CDPs are purpose-built to collect and organize customer data from all these systems and sources into one place, which in turn becomes available to those departments. This makes cross-channel and cross-department engagements more feasible and effective. The combination of a database that is accessible, a single customer view, and enterprise-wide respect for customer experience leads to responding proactively to customer behavior in ways that make customers feel appreciated.
In our data-driven world, companies must ensure they respect their customers’ data if they want to earn and keep their trust. That means adhering to strict data privacy regulations and honoring customers’ data privacy preferences.
By centralizing customer data into a single hub, including consent and privacy data, CDPs make it easier for companies to ensure they’re operating against their customers’ most complete and up-to-date preferences. This helps reduce compliance risk and improves the overall customer experience.

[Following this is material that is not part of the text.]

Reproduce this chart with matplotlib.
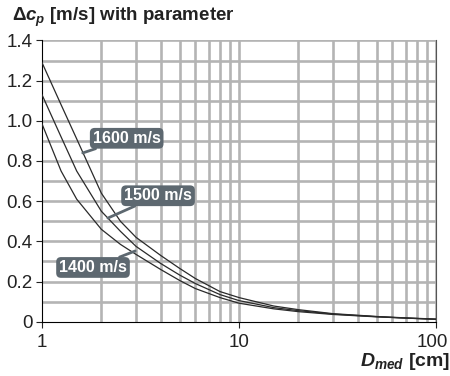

The nature of CDP is to deepen insight and broaden access to customer data, while maintaining security to customer data. This means that departments across an enterprise can achieve specific, internal objectives for CX, revenue, and customer loyalty using a single source. Given that marketing is a term used in distinct ways by departments, sharing the single customer view allows for the layers of touchpointswith a brand to reinforce one another. The customer is able to feel wholly supported and understood regardless of where they are in their customer journey.
Business survival will hinge on a crucial deciding factor in the future: How customer data is managed, and if businesses are using all of that personal information for good.
A CDP can help companies understand what their customers want, and can simplify the entire buying process. As more companies start to unlock the power of unified, centralized data and real-time customer profiles, CDP adoption will only grow – as a business leader, the question is are you ready for what’s next?